>>>
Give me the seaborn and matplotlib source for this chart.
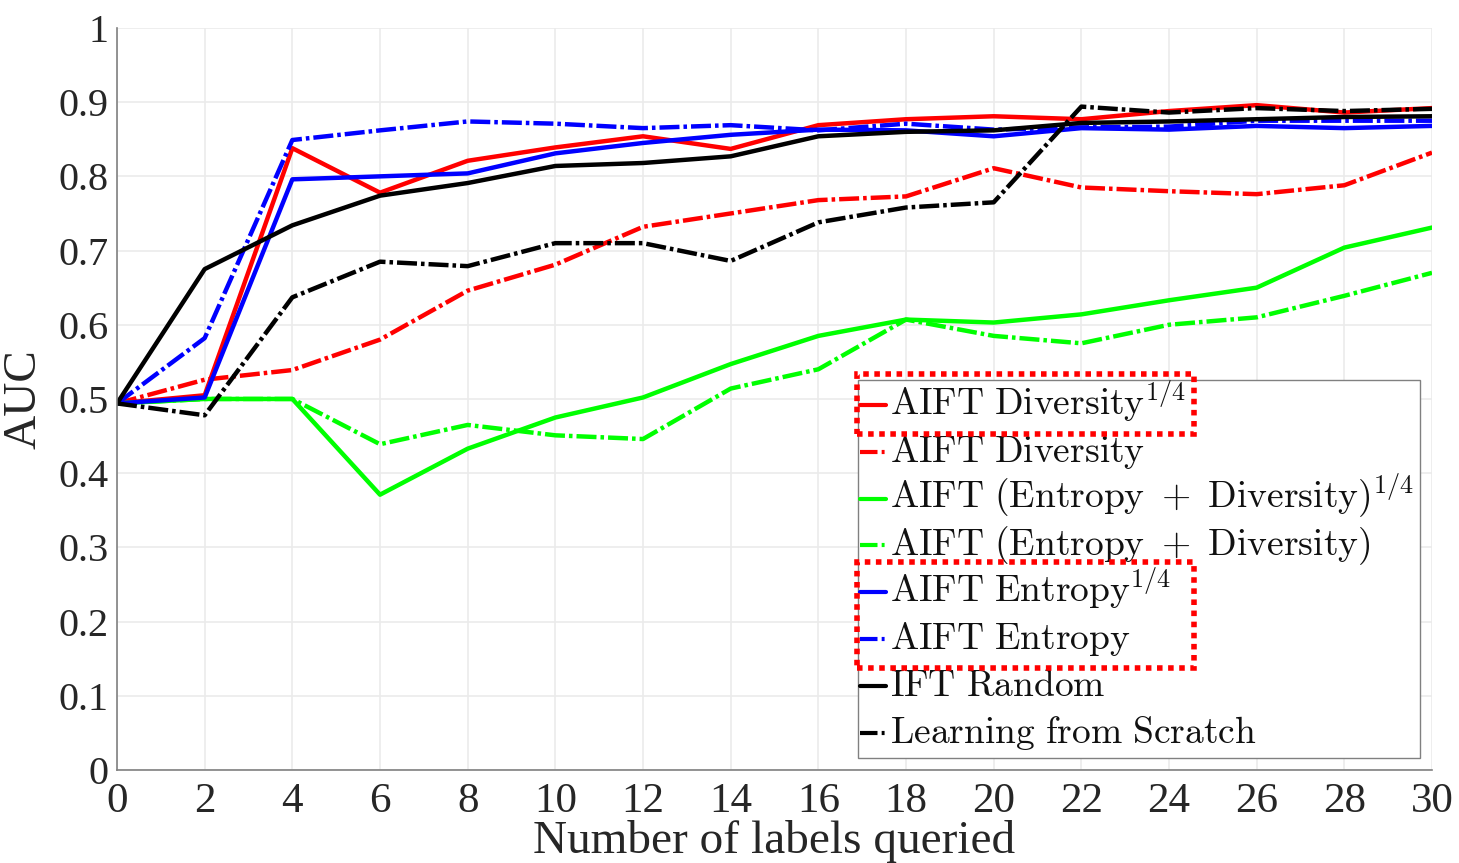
import matplotlib
matplotlib.use("Agg")
import matplotlib.pyplot as plt
import seaborn as sns
import pandas as pd
from matplotlib.patches import Rectangle
from matplotlib.lines import Line2D

x_labels = [0, 2, 4, 6, 8, 10, 12, 14, 16, 18, 20, 22, 24, 26, 28, 30]

div_q = [0.494, 0.505, 0.838, 0.778, 0.821, 0.839, 0.854, 0.837, 0.869, 0.877, 0.881, 0.877, 0.888, 0.896, 0.886, 0.892]
div = [0.494, 0.526, 0.539, 0.580, 0.646, 0.681, 0.732, 0.750, 0.768, 0.773, 0.811, 0.785, 0.780, 0.776, 0.788, 0.832]
ent_div_q = [0.494, 0.500, 0.500, 0.371, 0.433, 0.475, 0.502, 0.547, 0.585, 0.607, 0.603, 0.614, 0.633, 0.650, 0.704, 0.731]
ent_div = [0.494, 0.500, 0.500, 0.439, 0.465, 0.451, 0.446, 0.514, 0.540, 0.607, 0.585, 0.575, 0.600, 0.610, 0.639, 0.670]
ent_q = [0.494, 0.502, 0.796, 0.800, 0.804, 0.831, 0.845, 0.856, 0.863, 0.862, 0.854, 0.865, 0.863, 0.868, 0.865, 0.868]
ent = [0.494, 0.582, 0.849, 0.862, 0.874, 0.871, 0.865, 0.869, 0.862, 0.871, 0.863, 0.866, 0.867, 0.875, 0.875, 0.875]
ift_random = [0.494, 0.675, 0.734, 0.774, 0.791, 0.814, 0.818, 0.827, 0.854, 0.860, 0.862, 0.872, 0.874, 0.877, 0.880, 0.881]
scratch = [0.494, 0.478, 0.637, 0.685, 0.679, 0.710, 0.710, 0.686, 0.738, 0.758, 0.765, 0.894, 0.886, 0.892, 0.888, 0.891]

series_names = [
    r"$\mathrm{AIFT\ Diversity}^{1/4}$",
    r"$\mathrm{AIFT\ Diversity}$",
    r"$\mathrm{AIFT\ (Entropy\ +\ Diversity)}^{1/4}$",
    r"$\mathrm{AIFT\ (Entropy\ +\ Diversity)}$",
    r"$\mathrm{AIFT\ Entropy}^{1/4}$",
    r"$\mathrm{AIFT\ Entropy}$",
    r"$\mathrm{IFT\ Random}$",
    r"$\mathrm{Learning\ from\ Scratch}$",
]
series_values = [div_q, div, ent_div_q, ent_div, ent_q, ent, ift_random, scratch]
series_colors = ["#ff0000", "#ff0000", "#00ff00", "#00ff00", "#0000ff", "#0000ff", "#000000", "#000000"]
series_dashdot = [False, True, False, True, False, True, False, True]

y_ticks = [0, 0.1, 0.2, 0.3, 0.4, 0.5, 0.6, 0.7, 0.8, 0.9, 1]
y_tick_labels = ["0", "0.1", "0.2", "0.3", "0.4", "0.5", "0.6", "0.7", "0.8", "0.9", "1"]

sns.set_style("white")
plt.rcParams["font.family"] = ["Liberation Serif", "DejaVu Serif"]
plt.rcParams["mathtext.fontset"] = "cm"

fig = plt.figure(figsize=(14.59, 8.63), dpi=100)
ax = fig.add_axes([0.0802, 0.1078, 0.9013, 0.8598])

LW = 3.2
dashdot = (4.5, 0.9, 0.8, 0.9)
for name, vals, col, dd in zip(series_names, series_values, series_colors, series_dashdot):
    df = pd.DataFrame({"x": x_labels, "y": vals})
    sns.lineplot(data=df, x="x", y="y", ax=ax, color=col, linewidth=LW, legend=False)
    if dd:
        ax.lines[-1].set_dashes(dashdot)

ax.set_xlim(0, 30)
ax.set_ylim(0, 1)
ax.set_xticks(x_labels)
ax.set_xticklabels([str(v) for v in x_labels])
ax.set_yticks(y_ticks)
ax.set_yticklabels(y_tick_labels)
ax.tick_params(axis="both", direction="in", length=10, width=1.2, color="#808080",
               labelcolor="#262626")
ax.tick_params(axis="y", labelsize=29, pad=6)
ax.tick_params(axis="x", labelsize=31, pad=9)
ax.grid(True, color="#ebebeb", linewidth=1.2)
for s in ["top", "right"]:
    ax.spines[s].set_visible(False)
for s in ["left", "bottom"]:
    ax.spines[s].set_color("#808080")
    ax.spines[s].set_linewidth(1.2)

ax.set_xlabel("Number of labels queried", fontsize=34, labelpad=-1, color="#262626")
ax.set_ylabel("AUC", fontsize=34, labelpad=9, color="#262626")

# ---- legend box (MATLAB style, uniform row pitch) ----
ax_h = 742.0
ax_w = 1315.0
leg_x0, leg_x1 = 741 / ax_w, 1303 / ax_w
leg_y0, leg_y1 = 12 / ax_h, 390 / ax_h
frame = Rectangle((leg_x0, leg_y0), leg_x1 - leg_x0, leg_y1 - leg_y0, transform=ax.transAxes,
                  facecolor="white", edgecolor="#808080", linewidth=1, zorder=5, clip_on=False)
ax.add_patch(frame)

row0_base = (770 - 415) / ax_h
row_pitch = 46.8 / ax_h
handle_x0, handle_x1 = 743 / ax_w, 769 / ax_w
text_x = 773 / ax_w
handle_rise = 10 / ax_h
leg_texts = []
for i, (name, col, dd) in enumerate(zip(series_names, series_colors, series_dashdot)):
    yb = row0_base - i * row_pitch
    ln = Line2D([handle_x0, handle_x1], [yb + handle_rise] * 2, transform=ax.transAxes,
                color=col, linewidth=3, zorder=6, clip_on=False)
    if dd:
        ln.set_dashes((4.2, 1.0, 0.7, 1.0))
    ax.add_line(ln)
    t = ax.text(text_x, yb, name, transform=ax.transAxes, fontsize=27, va="baseline",
                ha="left", color="#111111", zorder=6, clip_on=False)
    leg_texts.append(t)

fig.canvas.draw()
renderer = fig.canvas.get_renderer()
fb = frame.get_window_extent(renderer)
t0 = leg_texts[0].get_window_extent(renderer)
t4 = leg_texts[4].get_window_extent(renderer)
t5 = leg_texts[5].get_window_extent(renderer)
x0 = fb.x0 - 1
x1 = t0.x1 + 8
inv = fig.transFigure.inverted()

def add_box(ylo, yhi):
    (fx0, fy0) = inv.transform((x0, ylo))
    (fx1, fy1) = inv.transform((x1, yhi))
    r = Rectangle((fx0, fy0), fx1 - fx0, fy1 - fy0, transform=fig.transFigure,
                  fill=False, edgecolor="#ff0000", linewidth=4, linestyle=(0, (1, 1)), zorder=10)
    fig.patches.append(r)

add_box(t0.y0 - 10, t0.y1 + 4)
add_box(t5.y0 - 10, t4.y1 + 4)

fig.savefig("out.png", dpi=100)
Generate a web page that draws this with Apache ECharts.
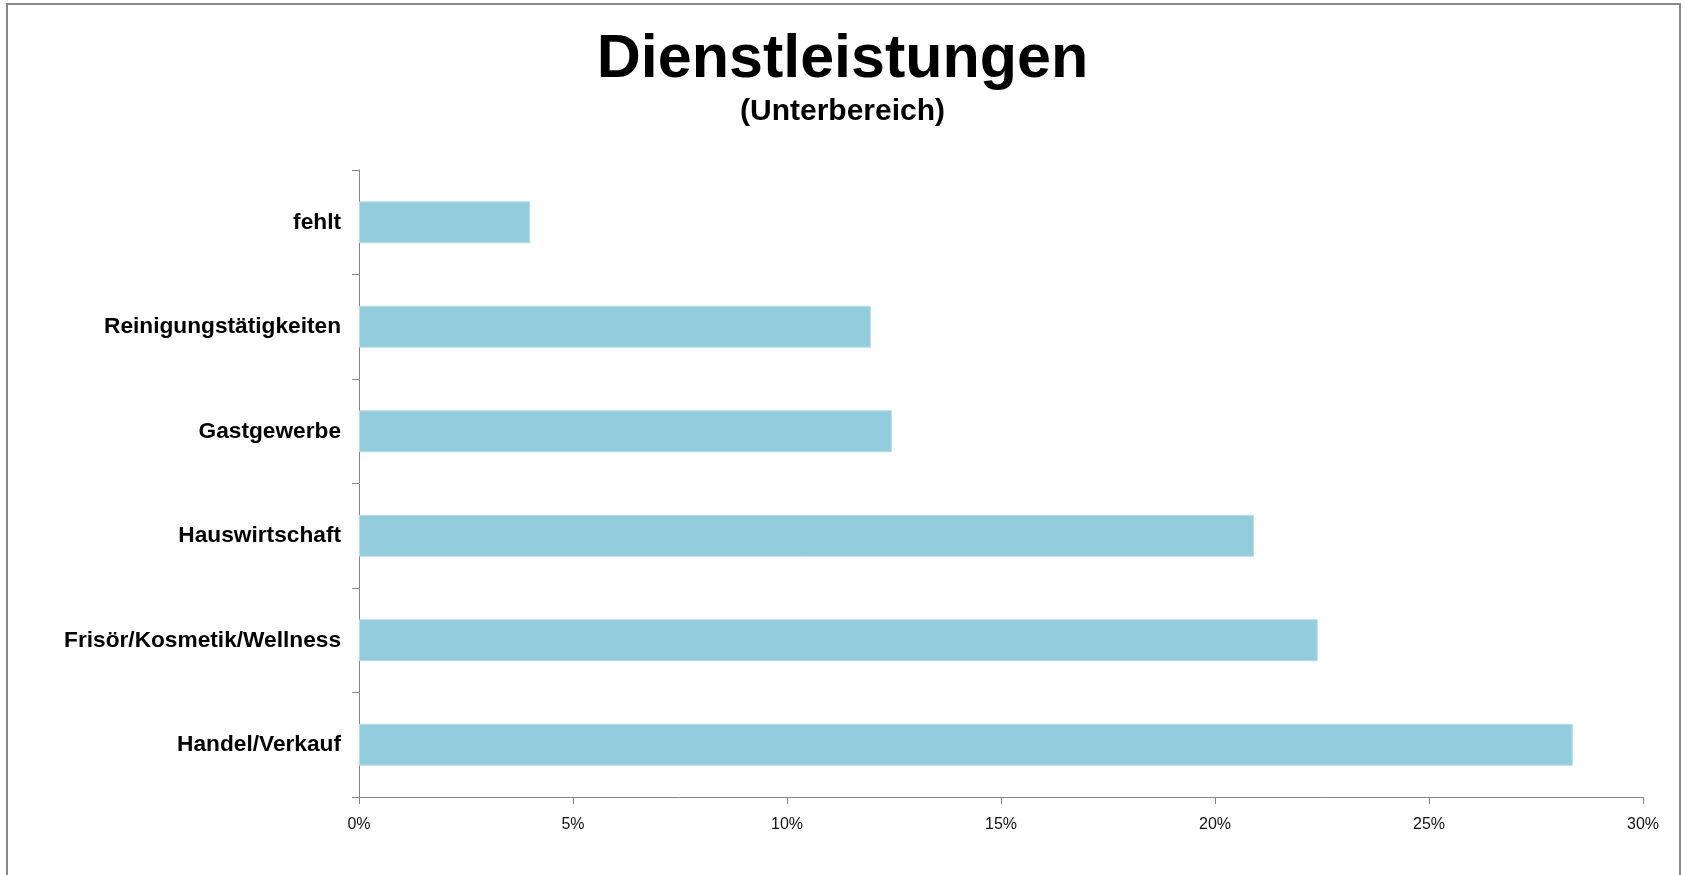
<<<
__EXERCISE DIRECTIONS__
Copy the records word for word, leaving no picture in the copy.

__EXERCISE OUTPUT__
Give me the seaborn and matplotlib source for this chart.
import matplotlib
matplotlib.use("Agg")
import matplotlib.pyplot as plt
import seaborn as sns
import pandas as pd
from matplotlib.patches import Rectangle
from matplotlib.lines import Line2D

x_labels = [0, 2, 4, 6, 8, 10, 12, 14, 16, 18, 20, 22, 24, 26, 28, 30]

div_q = [0.494, 0.505, 0.838, 0.778, 0.821, 0.839, 0.854, 0.837, 0.869, 0.877, 0.881, 0.877, 0.888, 0.896, 0.886, 0.892]
div = [0.494, 0.526, 0.539, 0.580, 0.646, 0.681, 0.732, 0.750, 0.768, 0.773, 0.811, 0.785, 0.780, 0.776, 0.788, 0.832]
ent_div_q = [0.494, 0.500, 0.500, 0.371, 0.433, 0.475, 0.502, 0.547, 0.585, 0.607, 0.603, 0.614, 0.633, 0.650, 0.704, 0.731]
ent_div = [0.494, 0.500, 0.500, 0.439, 0.465, 0.451, 0.446, 0.514, 0.540, 0.607, 0.585, 0.575, 0.600, 0.610, 0.639, 0.670]
ent_q = [0.494, 0.502, 0.796, 0.800, 0.804, 0.831, 0.845, 0.856, 0.863, 0.862, 0.854, 0.865, 0.863, 0.868, 0.865, 0.868]
ent = [0.494, 0.582, 0.849, 0.862, 0.874, 0.871, 0.865, 0.869, 0.862, 0.871, 0.863, 0.866, 0.867, 0.875, 0.875, 0.875]
ift_random = [0.494, 0.675, 0.734, 0.774, 0.791, 0.814, 0.818, 0.827, 0.854, 0.860, 0.862, 0.872, 0.874, 0.877, 0.880, 0.881]
scratch = [0.494, 0.478, 0.637, 0.685, 0.679, 0.710, 0.710, 0.686, 0.738, 0.758, 0.765, 0.894, 0.886, 0.892, 0.888, 0.891]

series_names = [
    r"$\mathrm{AIFT\ Diversity}^{1/4}$",
    r"$\mathrm{AIFT\ Diversity}$",
    r"$\mathrm{AIFT\ (Entropy\ +\ Diversity)}^{1/4}$",
    r"$\mathrm{AIFT\ (Entropy\ +\ Diversity)}$",
    r"$\mathrm{AIFT\ Entropy}^{1/4}$",
    r"$\mathrm{AIFT\ Entropy}$",
    r"$\mathrm{IFT\ Random}$",
    r"$\mathrm{Learning\ from\ Scratch}$",
]
series_values = [div_q, div, ent_div_q, ent_div, ent_q, ent, ift_random, scratch]
series_colors = ["#ff0000", "#ff0000", "#00ff00", "#00ff00", "#0000ff", "#0000ff", "#000000", "#000000"]
series_dashdot = [False, True, False, True, False, True, False, True]

y_ticks = [0, 0.1, 0.2, 0.3, 0.4, 0.5, 0.6, 0.7, 0.8, 0.9, 1]
y_tick_labels = ["0", "0.1", "0.2", "0.3", "0.4", "0.5", "0.6", "0.7", "0.8", "0.9", "1"]

sns.set_style("white")
plt.rcParams["font.family"] = ["Liberation Serif", "DejaVu Serif"]
plt.rcParams["mathtext.fontset"] = "cm"

fig = plt.figure(figsize=(14.59, 8.63), dpi=100)
ax = fig.add_axes([0.0802, 0.1078, 0.9013, 0.8598])

LW = 3.2
dashdot = (4.5, 0.9, 0.8, 0.9)
for name, vals, col, dd in zip(series_names, series_values, series_colors, series_dashdot):
    df = pd.DataFrame({"x": x_labels, "y": vals})
    sns.lineplot(data=df, x="x", y="y", ax=ax, color=col, linewidth=LW, legend=False)
    if dd:
        ax.lines[-1].set_dashes(dashdot)

ax.set_xlim(0, 30)
ax.set_ylim(0, 1)
ax.set_xticks(x_labels)
ax.set_xticklabels([str(v) for v in x_labels])
ax.set_yticks(y_ticks)
ax.set_yticklabels(y_tick_labels)
ax.tick_params(axis="both", direction="in", length=10, width=1.2, color="#808080",
               labelcolor="#262626")
ax.tick_params(axis="y", labelsize=29, pad=6)
ax.tick_params(axis="x", labelsize=31, pad=9)
ax.grid(True, color="#ebebeb", linewidth=1.2)
for s in ["top", "right"]:
    ax.spines[s].set_visible(False)
for s in ["left", "bottom"]:
    ax.spines[s].set_color("#808080")
    ax.spines[s].set_linewidth(1.2)

ax.set_xlabel("Number of labels queried", fontsize=34, labelpad=-1, color="#262626")
ax.set_ylabel("AUC", fontsize=34, labelpad=9, color="#262626")

# ---- legend box (MATLAB style, uniform row pitch) ----
ax_h = 742.0
ax_w = 1315.0
leg_x0, leg_x1 = 741 / ax_w, 1303 / ax_w
leg_y0, leg_y1 = 12 / ax_h, 390 / ax_h
frame = Rectangle((leg_x0, leg_y0), leg_x1 - leg_x0, leg_y1 - leg_y0, transform=ax.transAxes,
                  facecolor="white", edgecolor="#808080", linewidth=1, zorder=5, clip_on=False)
ax.add_patch(frame)

row0_base = (770 - 415) / ax_h
row_pitch = 46.8 / ax_h
handle_x0, handle_x1 = 743 / ax_w, 769 / ax_w
text_x = 773 / ax_w
handle_rise = 10 / ax_h
leg_texts = []
for i, (name, col, dd) in enumerate(zip(series_names, series_colors, series_dashdot)):
    yb = row0_base - i * row_pitch
    ln = Line2D([handle_x0, handle_x1], [yb + handle_rise] * 2, transform=ax.transAxes,
                color=col, linewidth=3, zorder=6, clip_on=False)
    if dd:
        ln.set_dashes((4.2, 1.0, 0.7, 1.0))
    ax.add_line(ln)
    t = ax.text(text_x, yb, name, transform=ax.transAxes, fontsize=27, va="baseline",
                ha="left", color="#111111", zorder=6, clip_on=False)
    leg_texts.append(t)

fig.canvas.draw()
renderer = fig.canvas.get_renderer()
fb = frame.get_window_extent(renderer)
t0 = leg_texts[0].get_window_extent(renderer)
t4 = leg_texts[4].get_window_extent(renderer)
t5 = leg_texts[5].get_window_extent(renderer)
x0 = fb.x0 - 1
x1 = t0.x1 + 8
inv = fig.transFigure.inverted()

def add_box(ylo, yhi):
    (fx0, fy0) = inv.transform((x0, ylo))
    (fx1, fy1) = inv.transform((x1, yhi))
    r = Rectangle((fx0, fy0), fx1 - fx0, fy1 - fy0, transform=fig.transFigure,
                  fill=False, edgecolor="#ff0000", linewidth=4, linestyle=(0, (1, 1)), zorder=10)
    fig.patches.append(r)

add_box(t0.y0 - 10, t0.y1 + 4)
add_box(t5.y0 - 10, t4.y1 + 4)

fig.savefig("out.png", dpi=100)
Generate a web page that draws this with Apache ECharts.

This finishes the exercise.